After being evicted from Bigg Boss 14, singer Jaan Kumar Sanu has spoken on his fractured relationship with father Kumar Sanu. The latter had also questioned his upbringing in a video.
“We are three brothers and have been single-handedly brought up by my mother, Rita Bhattacharya. My father has never been a part of my life. I have no idea why he never supported or promoted me as a singer – you can ask him why. There are so many celebs in the industry, who have got divorced and remarried. They may not talk to their ex-wife, but they have never shied away from supporting their children from their first marriage. They have always taken responsibility for their children. But, in my case, my father Kumar Sanu refused to keep in touch with us,” Jaan said about his father in a new interview.

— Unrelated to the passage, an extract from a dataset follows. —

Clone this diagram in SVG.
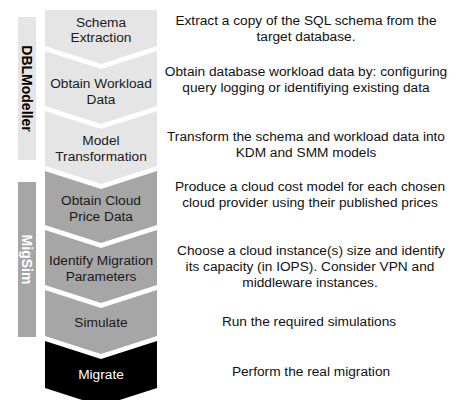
<svg xmlns="http://www.w3.org/2000/svg" width="456" height="400" viewBox="0 0 456 400">
<style>
text{font-family:"Liberation Sans",Arial,Helvetica,sans-serif;font-size:13.7px;text-anchor:middle}
.light{fill:#e5e5e5}
.mid{fill:#a6a6a6}
.dark{fill:#000}
.lt{fill:#1a1a1a}
.wt{fill:#fff}
.side{font-weight:bold;font-size:14px}
.desc{fill:#111}
</style>
<rect width="456" height="400" fill="#fff"/>
<g id="bar-dblmodeller">
<rect class="light" x="18" y="17" width="18" height="143"/>
<text class="side" fill="#000" transform="translate(22,88.5) rotate(90)">DBLModeller</text>
</g>
<g id="bar-migsim">
<rect class="mid" x="18" y="182" width="18" height="155"/>
<text class="side" fill="#fff" transform="translate(22,259.5) rotate(90)">MigSim</text>
</g>
<g id="step-schema">
<polygon class="light" points="45,10 157,10 157,46 101,64 45,46"/>
<text class="lt" x="101" y="27">Schema</text>
<text class="lt" x="101" y="42">Extraction</text>
</g>
<g id="step-workload">
<polygon class="light" points="45,51 101,69 157,51 157,106 101,124 45,106"/>
<text class="lt" x="101" y="88">Obtain Workload</text>
<text class="lt" x="101" y="104">Data</text>
</g>
<g id="step-model">
<polygon class="light" points="45,111 101,129 157,111 157,166 101,184 45,166"/>
<text class="lt" x="101" y="145">Model</text>
<text class="lt" x="101" y="161">Transformation</text>
</g>
<g id="step-price">
<polygon class="mid" points="45,171 101,189 157,171 157,225 101,243 45,225"/>
<text class="lt" x="101" y="205">Obtain Cloud</text>
<text class="lt" x="101" y="221">Price Data</text>
</g>
<g id="step-params">
<polygon class="mid" points="45,230 101,248 157,230 157,285 101,303 45,285"/>
<text class="lt" x="101" y="265">Identify Migration</text>
<text class="lt" x="101" y="281">Parameters</text>
</g>
<g id="step-simulate">
<polygon class="mid" points="45,290 101,308 157,290 157,336 101,354 45,336"/>
<text class="lt" x="101" y="327">Simulate</text>
</g>
<g id="step-migrate">
<polygon class="dark" points="45,341 101,359 157,341 157,388 101,406 45,388"/>
<text class="wt" x="101" y="379">Migrate</text>
</g>
<g id="descriptions">
<text class="desc" x="306" y="25">Extract a copy of the SQL schema from the</text>
<text class="desc" x="306" y="41">target database.</text>
<text class="desc" x="306" y="76">Obtain database workload data by: configuring</text>
<text class="desc" x="306" y="92">query logging or identifiying existing data</text>
<text class="desc" x="306" y="141">Transform the schema and workload data into</text>
<text class="desc" x="306" y="157">KDM and SMM models</text>
<text class="desc" x="310" y="191">Produce a cloud cost model for each chosen</text>
<text class="desc" x="310" y="207">cloud provider using their published prices</text>
<text class="desc" x="311" y="255">Choose a cloud instance(s) size and identify</text>
<text class="desc" x="310" y="271">its capacity (in IOPS). Consider VPN and</text>
<text class="desc" x="310" y="287">middleware instances.</text>
<text class="desc" x="309" y="326">Run the required simulations</text>
<text class="desc" x="311" y="376">Perform the real migration</text>
</g>
<g id="connectors"></g>
</svg>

Talking about the video where Kumar Sanu had uploaded a video on social media, apologising about Jaan’s comments on Marathi language. On Bigg Boss 14, Jaan had told Nikki Tamboli to not speak in Marathi with fellow contestant Rahul Vaidya and said “mereko chid hoti hai (it irks me)”. This had led to a furore, with Shiv Sena and Maharashtra Navnirman Sena demanding an apology.
Kumar Sanu had said in the video that he has not been living with Jaan for the last 27 years and did not know about the upbringing he had received from his mother, Rita Bhattacharya. “I have not been with my son for 27 years. We have been living separately for 27 years. I don’t know about the upbringing his mother gave him and I don’t understand how he could have said such a thing. I am sorry. As a father, I can only apologise to you all,” he said, adding that he has always participated in events such as Bal Thackeray’s birth anniversary celebrations.
Talking about the video, Jaan said, “He had uploaded a video regarding my upbringing and then there was another one supporting my work, so, I believe he has mixed feelings for me. I have not seen these videos. I don’t think anyone has the right to raise questions on my upbringing because everyone has seen me in the show and appreciated my upbringing. And I feel I am not answerable to anyone on this. Also, it is not right for a father to continue having resentment towards his children for such a long time. You might have differences with your partner, but most couples have seen to it that the children do not suffer. That’s why I find it quite silly when people say I am a product of nepotism. I have created my own path and will continue to do so in the future.”